三樹夫

クライムズ・オブ・ザ・フューチャーの三樹夫のレビュー・感想・評価

3.6
クローネンバーグ相変わらずだなと安心する作品。肉体を中心とした謎近未来が舞台の話だが、クローネンバーグとしては未来はこうなるという予想ではなく、箱庭でこんな世界だったら面白いだろうなみたいな感覚の模様。過去作品の要素を思わせる集大成的な作品でもあり、肉体、バイオメカ、セックスとクローネンバーグの好きな要素がてんこ盛りとなっている。脳天にドリルぶち込んで血がボゴボゴ噴き出すのが超絶グッドだし、手術がセックスとなると、クローネンバーグは相変わらずブイブイいわせている。

人類の痛覚が退化し、肉体パフォーマンスアーティストが現れ、外科手術的行為が新たなセックスとなり、全体像の把握やこちらの理解が追い付かないながらも、肉体、精神、社会が相互に影響し合うも肉体を中心とした肉体至上主義的な世界が広がる。クローネンバーグ生物学やクローネンバーグ哲学、クローネンバーグ理論といった、クローネンバーグ大学で最前列に座り講義を受けているような気持ちになる。
話としては、主人公は政府機関と手を結んでいる潜入捜査官で、暗殺部隊のエージェントもいるという筋だけ抜き出せばド直球エンタメの潜入捜査ものなのだが、そういったエンタメ要素をはるかに凌駕するクローネンバーグみがあり、一回観ただけでは話はよく分からない。下手したら何回観ても話はよく分からない。
クローネンバーグ作品のナンバー1バイオメカは『裸のランチ』に出てくる肛門ゴキブリタイプライターか『ヴィデオドローム』のキャンサーガンだと思うが、本作からも魅力的なバイオメカが飛び出す。胎内を彷彿させるとんでもなく寝つきの悪そうなベッド、男性器的な物がくっ付いた食欲を失せさせるような食事補助椅子、女性器的な操作リモコンと、観ている間は最高だぜと思いながらも、知り合いの家にお邪魔した時にこういった家具で統一されていたら凄まじい恐怖心を覚えるだろうな。

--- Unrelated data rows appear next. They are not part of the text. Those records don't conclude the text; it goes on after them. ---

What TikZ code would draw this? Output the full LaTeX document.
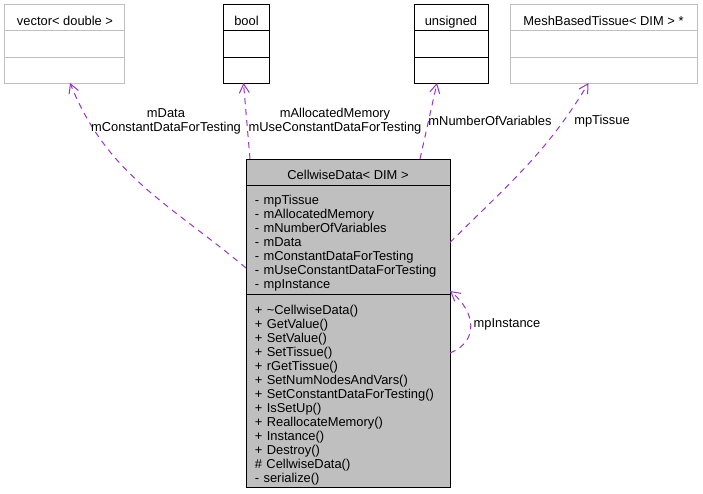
\documentclass[tikz,border=0pt]{standalone}
\usepackage{fontspec}
\setmainfont{Liberation Sans}
\usetikzlibrary{positioning,arrows.meta}

\definecolor{edgepurple}{HTML}{9A32CD}
\definecolor{boxgray}{HTML}{BFBFBF}

\tikzset{
  every node/.style={font=\fontsize{12.9pt}{14pt}\selectfont},
  cls/.style={draw, line width=1pt, minimum height=26pt, inner sep=0pt, outer sep=0pt,
    text height=15pt, text depth=0pt},
  greycls/.style={cls, draw=boxgray},
  maincls/.style={cls, fill=boxgray, minimum width=204pt},
  members/.style={draw, line width=1pt, fill=boxgray, inner sep=0pt, outer sep=0pt,
    align=left, text width=186pt, inner xsep=9pt},
  dep/.style={draw=edgepurple, line width=1pt, dash pattern=on 6pt off 5pt,
    -{Straight Barb[length=9pt,width=10pt]}},
  lbl/.style={inner sep=0pt, align=center},
}

\begin{document}
\begin{tikzpicture}[x=1pt, y=1pt]

  \useasboundingbox (-348,-321) rectangle (355,172);

  % Define nodes
  \node[maincls] (main) {CellwiseData< DIM >};
  \node[members, minimum height=109pt, below=0pt of main] (main-a)
    {\rule{0pt}{17pt}- mpTissue\\- mAllocatedMemory\\- mNumberOfVariables\\- mData\\
     - mConstantDataForTesting\\- mUseConstantDataForTesting\\- mpInstance};
  \node[members, minimum height=193pt, below=0pt of main-a] (main-m)
    {\rule{0pt}{19.5pt}+ \textasciitilde CellwiseData()\\+ GetValue()\\+ SetValue()\\+ SetTissue()\\
     + rGetTissue()\\+ SetNumNodesAndVars()\\+ SetConstantDataForTesting()\\
     + IsSetUp()\\+ ReallocateMemory()\\+ Instance()\\+ Destroy()\\
     \# CellwiseData()\\- serialize()};

  \node[greycls, minimum width=120pt, above=128pt of main, xshift=-283pt] (vec) {vector< double >};
  \node[greycls, minimum width=120pt, below=0pt of vec] (vec-a) {};
  \node[greycls, minimum width=120pt, below=0pt of vec-a] (vec-m) {};

  \node[cls, minimum width=45pt, above=128pt of main, xshift=-101.5pt] (bool) {bool};
  \node[cls, minimum width=45pt, below=0pt of bool] (bool-a) {};
  \node[cls, minimum width=45pt, below=0pt of bool-a] (bool-m) {};

  \node[cls, minimum width=74pt, above=128pt of main, xshift=103pt] (uns) {unsigned};
  \node[cls, minimum width=74pt, below=0pt of uns] (uns-a) {};
  \node[cls, minimum width=74pt, below=0pt of uns-a] (uns-m) {};

  \node[greycls, minimum width=187pt, above=128pt of main, xshift=255.5pt] (mesh) {MeshBasedTissue< DIM > *};
  \node[greycls, minimum width=187pt, below=0pt of mesh] (mesh-a) {};
  \node[greycls, minimum width=187pt, below=0pt of mesh-a] (mesh-m) {};

  % Connect the nodes
  \draw[dep] ([yshift=26pt]main-a.south west) to[out=140, in=-68] ([xshift=5pt]vec-m.south);
  \draw[dep] ([xshift=4pt]main.north west) -- ([xshift=-3pt]bool-m.south);
  \draw[dep] ([xshift=-30pt]main.north east) -- ([xshift=-14pt]uns-m.south);
  \draw[dep] ([yshift=-3pt]main-a.east) to[out=45, in=-121] ([xshift=-15pt]mesh-m.south);
  \draw[dep] ([yshift=-59pt]main-m.north east) .. controls +(30,12) and +(25,-20) .. ([yshift=3pt]main-a.south east);

  % Edge labels
  \node[lbl] (l-vec) at (-182,50.5) {mData\\mConstantDataForTesting};
  \node[lbl] (l-bool) at (-13,50.5) {mAllocatedMemory\\mUseConstantDataForTesting};
  \node[lbl] (l-uns) at (142,51) {mNumberOfVariables};
  \node[lbl] (l-mesh) at (254,51) {mpTissue};
  \node[lbl] (l-self) at (159,-152) {mpInstance};

\end{tikzpicture}
\end{document}
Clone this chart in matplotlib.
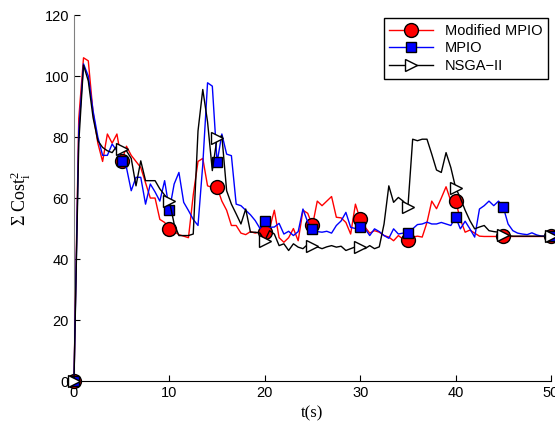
import matplotlib
matplotlib.use("Agg")
import matplotlib.pyplot as plt
import numpy as np

plt.rcParams['font.family'] = ['Liberation Sans', 'DejaVu Sans']
plt.rcParams['mathtext.fontset'] = 'custom'
plt.rcParams['mathtext.rm'] = 'Liberation Serif'
plt.rcParams['mathtext.it'] = 'Liberation Serif:italic'

# time axis, one sample every 0.5 s
t = np.arange(0, 50.01, 0.5)

modified_mpio = [
    0, 86, 106, 105, 88, 78, 72, 81, 78, 81,
    72, 77, 74, 72, 70, 65, 60, 60, 53, 52,
    50, 49, 48, 47.5, 47, 61, 72, 73, 64, 63.5,
    63.5, 59, 56, 51, 51, 48.5, 48, 49, 48.5, 49,
    48.8, 50, 56, 47, 45.5, 47, 50, 46, 56, 55,
    51, 59, 57.5, 59, 60.5, 53.7, 53.5, 52, 48.2, 58,
    53, 50.5, 48.5, 49.3, 48.8, 47.7, 47.2, 46, 47.7, 46.5,
    46.2, 47.2, 47.5, 47.2, 52, 59, 56.5, 60, 63.7, 59,
    59, 53, 48.8, 49.5, 48.5, 47.5, 47.4, 47.4, 47.4, 47.4,
    47.4, 47.4, 47.4, 47.4, 47.4, 47.4, 47.4, 47.4, 47.4, 47.4,
    47.4,
]

mpio = [
    0, 82, 104, 100, 88.6, 80, 74, 74, 77.7, 75.5,
    72, 70, 62.4, 66.8, 66.8, 58, 64.6, 62, 59, 65.7,
    56, 64.6, 68.4, 58.6, 55.9, 53, 51, 71, 97.8, 96.7,
    71.7, 81, 74.4, 73.9, 58, 57.5, 56, 54.5, 52.6, 50,
    52.4, 50.4, 50.5, 51.7, 48.2, 49.1, 47.7, 49, 56.4, 52.1,
    49.7, 49, 48.8, 49.1, 48.5, 51, 52.5, 55.3, 50.4, 50,
    50.4, 50, 47.7, 49.9, 49, 47.7, 46.8, 49.9, 48.2, 48.5,
    48.5, 49.9, 51.3, 51.5, 52.1, 51.5, 51.5, 52, 51.5, 51,
    53.7, 49.9, 52.4, 49.9, 47.2, 56.4, 57.5, 59, 57.5, 59,
    57, 51.5, 49.3, 48.5, 48.2, 48, 48.6, 47.9, 47.5, 47.5,
    47.5,
]

nsga2 = [
    0, 78, 103.6, 98.4, 86.4, 78.8, 76.6, 75.5, 74.9, 77.1,
    76, 75.5, 73, 64, 72.2, 65.7, 65.7, 65.7, 63, 61,
    59, 51.5, 47.7, 47.7, 47.7, 48.2, 82, 95.6, 85, 69,
    79.8, 80.4, 62.4, 58, 54.8, 51.5, 56.4, 48.8, 48.8, 48.5,
    46, 49.3, 48.2, 44.4, 45, 42.8, 45, 43.9, 43.4, 44.8,
    44.4, 44, 43.4, 44, 44.4, 43.9, 44.2, 42.8, 43.4, 44,
    44.1, 43.4, 44.4, 43.4, 44, 51.5, 64, 58.6, 60.2, 59,
    57, 79.3, 78.8, 79.3, 79.3, 74.4, 69.2, 68.4, 74.9, 70,
    63.4, 60, 56, 52.6, 49.9, 50.5, 51, 49.3, 49, 48.8,
    48, 47.7, 47.5, 47.5, 47.5, 47.5, 47.5, 47.5, 47.5, 47.5,
    47.7,
]

fig = plt.figure(figsize=(5.55, 4.25), dpi=100)
ax = fig.add_axes([0.1333, 0.1035, 0.8595, 0.861])

ax.plot(t, modified_mpio, color='red', lw=1.0, marker='o', markevery=10,
        ms=10, mfc='red', mec='black', mew=1.0, clip_on=False,
        label='Modified MPIO', zorder=3)
ax.plot(t, mpio, color='blue', lw=1.0, marker='s', markevery=10,
        ms=7, mfc='blue', mec='black', mew=1.0, clip_on=False,
        label='MPIO', zorder=4)
ax.plot(t, nsga2, color='black', lw=1.0, marker='>', markevery=10,
        ms=8, mfc='white', mec='black', mew=1.0, clip_on=False,
        label='NSGA\u2212II', zorder=5)

ax.set_xlim(0, 50)
ax.set_ylim(0, 120)
ax.set_xticks(range(0, 51, 10))
ax.set_yticks(range(0, 121, 20))
ax.tick_params(direction='in', labelsize=10.5, length=4)
ax.spines['top'].set_visible(False)
ax.spines['right'].set_visible(False)
ax.spines['left'].set_color('#808080')

ax.set_xlabel('t(s)', family='Liberation Serif', fontsize=12, labelpad=4)
ax.set_ylabel(r'$\Sigma\ \mathrm{Cost}_{\mathrm{i}}^{2}$', fontsize=13,
              labelpad=8)

leg = ax.legend(loc='upper right', fontsize=10.5, handlelength=3,
                fancybox=False, framealpha=1, edgecolor='black',
                borderaxespad=0.2, labelspacing=0.25)
leg.get_frame().set_linewidth(1.0)

fig.savefig('out.png', dpi=100)
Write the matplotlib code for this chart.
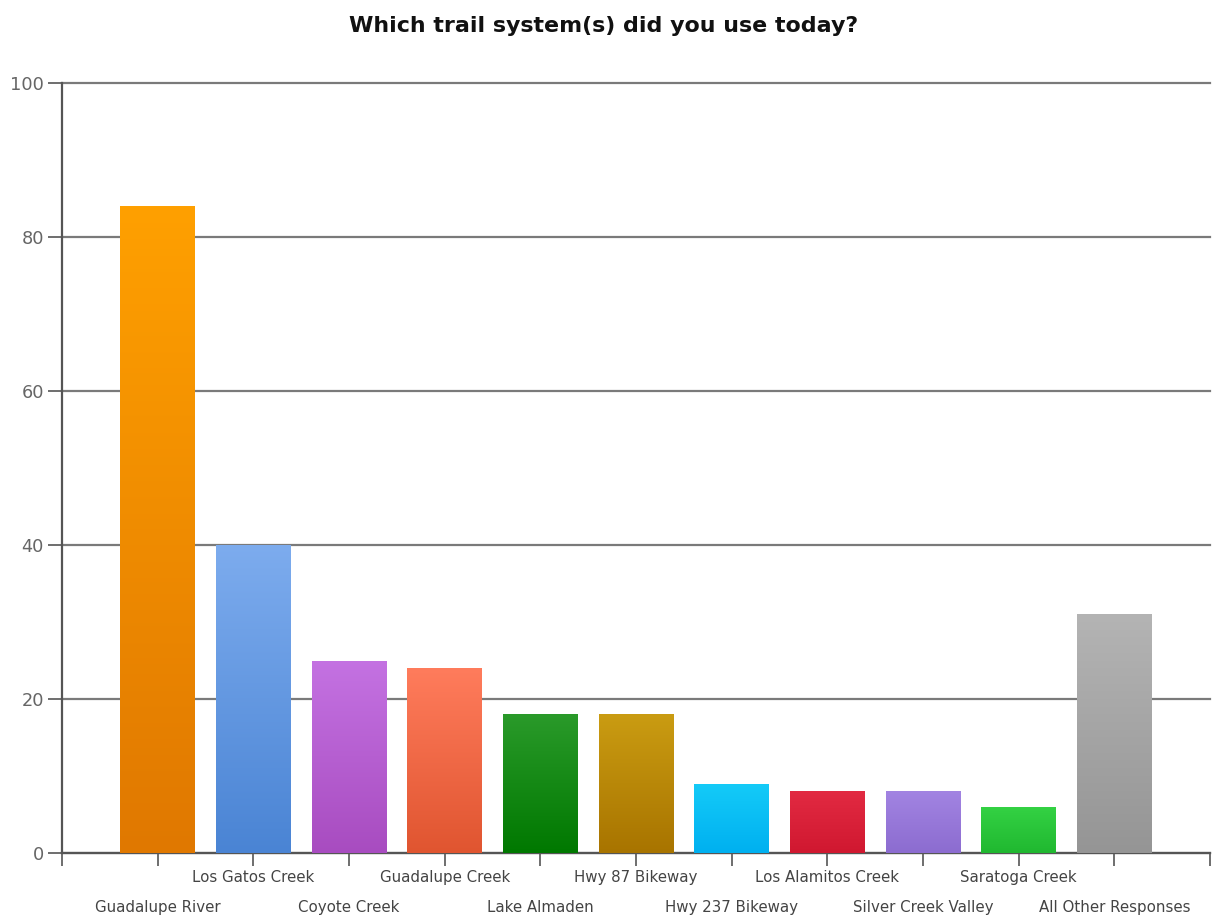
import numpy as np
import matplotlib.pyplot as plt
from matplotlib.colors import LinearSegmentedColormap

categories = ['Guadalupe River', 'Los Gatos Creek', 'Coyote Creek', 'Guadalupe Creek',
              'Lake Almaden', 'Hwy 87 Bikeway', 'Hwy 237 Bikeway', 'Los Alamitos Creek',
              'Silver Creek Valley', 'Saratoga Creek', 'All Other Responses']
values = [84, 40, 25, 24, 18, 18, 9, 8, 8, 6, 31]
top_colors = ['#FFA000', '#7DACEE', '#C472E2', '#FF7C5C', '#2A9A2A', '#CA9C12',
              '#14CBF8', '#E22A42', '#A284E2', '#34D244', '#B4B4B4']
bottom_colors = ['#E07800', '#4A84D4', '#A84CC0', '#E05530', '#007800', '#A87400',
                 '#00B0F0', '#D01830', '#8C6CD0', '#20B830', '#959595']

plt.rcParams['font.family'] = ['DejaVu Sans']

fig = plt.figure(figsize=(12.13, 9.19), dpi=100)
ax = fig.add_axes([0.0511, 0.0718, 0.9464, 0.8379])

x = np.arange(len(categories))
bars = ax.bar(x, values, width=0.78, color=bottom_colors, zorder=3)

# vertical gradient inside each bar
grad = np.linspace(1, 0, 256).reshape(-1, 1)
for bar, c_top, c_bot in zip(bars, top_colors, bottom_colors):
    cmap = LinearSegmentedColormap.from_list('g', [c_bot, c_top])
    x0, y0 = bar.get_x(), bar.get_y()
    w, h = bar.get_width(), bar.get_height()
    im = ax.imshow(grad, cmap=cmap, aspect='auto', extent=[x0, x0 + w, y0, y0 + h],
                   zorder=4, origin='upper')
    im.set_clip_path(bar)

ax.set_xlim(-1, 11)
ax.set_ylim(0, 100)
ax.set_yticks([0, 20, 40, 60, 80, 100])
ax.yaxis.grid(True, color='#7a7a7a', linewidth=1.6, zorder=1)
ax.set_axisbelow(True)
for gl in ax.yaxis.get_gridlines():
    gl.set_clip_on(False)

# alternate label rows: even index lower, odd index upper
ax.set_xticks(x[::2])
ax.set_xticklabels(categories[::2])
ax.set_xticks([-1] + list(x[1::2]) + [11], minor=True)
ax.set_xticklabels([''] + categories[1::2] + [''], minor=True)
ax.tick_params(axis='x', which='major', length=9, width=1.2, color='#555555',
               pad=25, labelsize=10.8, labelcolor='#444444')
ax.tick_params(axis='x', which='minor', length=9, width=1.2, color='#555555',
               pad=3, labelsize=10.8, labelcolor='#444444')
ax.tick_params(axis='y', length=10, width=1.2, color='#555555', pad=3,
               labelsize=12.8, labelcolor='#666666')

for side in ['top', 'right']:
    ax.spines[side].set_visible(False)
for side in ['left', 'bottom']:
    ax.spines[side].set_color('#555555')
    ax.spines[side].set_linewidth(1.6)

fig.text(0.4975, 0.972, 'Which trail system(s) did you use today?', ha='center',
         va='center', fontsize=15.9, fontweight='bold', color='#111111')

fig.savefig('out.png', dpi=100)
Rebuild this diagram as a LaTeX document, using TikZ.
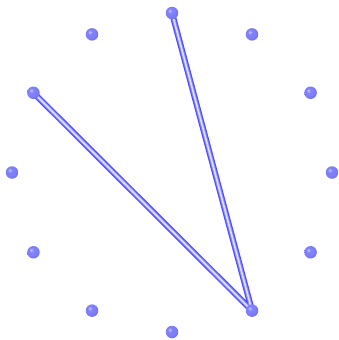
\documentclass[tikz,border=0pt]{standalone}
\definecolor{balledge}{RGB}{95,95,235}
\definecolor{ballmid}{RGB}{130,130,250}
\definecolor{ballhi}{RGB}{200,200,255}
\pgfdeclareradialshading{bluebally}{\pgfpoint{-10bp}{10bp}}{%
  color(0bp)=(ballhi); color(9bp)=(ballmid); color(22bp)=(ballmid!85!balledge);
  color(34bp)=(balledge); color(50bp)=(balledge)}
\begin{document}
\begin{tikzpicture}[x=1pt,y=-1pt,
  ballpt/.style={circle,inner sep=0pt,minimum size=12.5pt,shading=bluebally},
  tubeout/.style={draw=blue!70!white,line width=6pt},
  tubemid/.style={draw=blue!45!white,line width=3.6pt},
  tubein/.style={draw=blue!12!white,line width=1.6pt}]
\useasboundingbox (0,0) rectangle (339,340);
\foreach \i in {0,...,11}{
  \coordinate (p\i) at ({172+160*cos(90-30*\i)},{172.5-159.5*sin(90-30*\i)});
}
\path[tubeout] (p5) -- (p0) (p5) -- (p10);
\path[tubemid] (p5) -- (p0) (p5) -- (p10);
\path[tubein] (p5) -- (p0) (p5) -- (p10);
\foreach \i in {0,...,11}{
  \node[ballpt] (b\i) at (p\i) {};
}
\end{tikzpicture}
\end{document}
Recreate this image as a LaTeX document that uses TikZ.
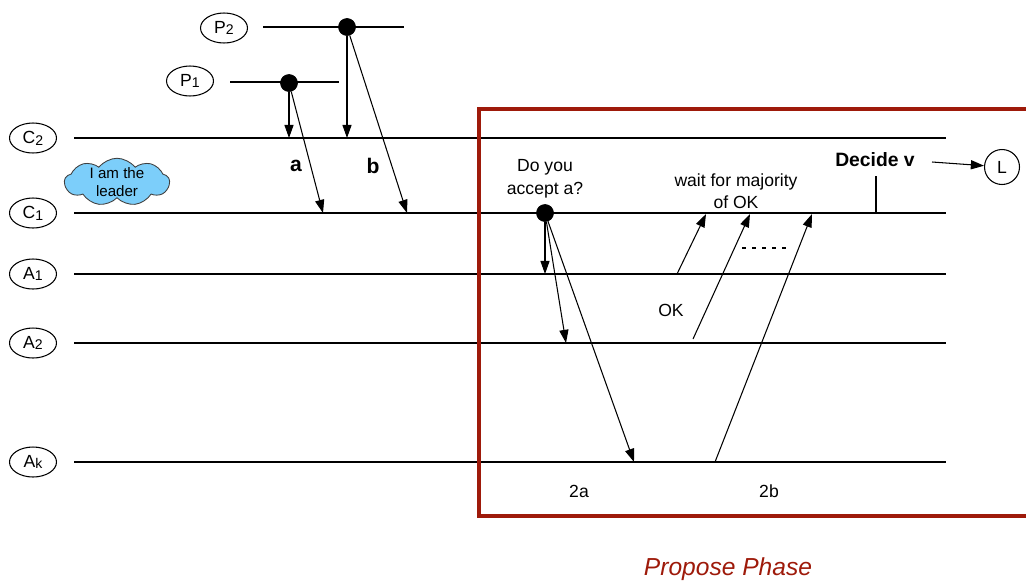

内なる美が精神的な美しさのことを指すのかと思ったら内臓の美しさ競いあってて笑った。耳男にいたっては出てきて速攻ボロカスに言われる始末。ここらへんはクローネンバーグの美学なのだろうか。美学と言えば、ラングとソールはやり方こそ違えど結果辿り着くゴール地点は同じなのに、一方は批判的に描かれているように見え、一方は肯定的に描かれているように見えるのは、クローネンバーグ美学的に無理矢理変えるのは美しくなくて、自ずと変化してそうなるのは美しいということなのだろうか。
ソールは消化機能や嚥下機能の低下から食事時は常に苦悶の表情を浮かべているというがあるが、この映画の食事シーンはすべて不味そうという逆宮崎駿状態。出てくる料理もベチョベチョの何か、紫色のチョコバーなどほんとに不味そう。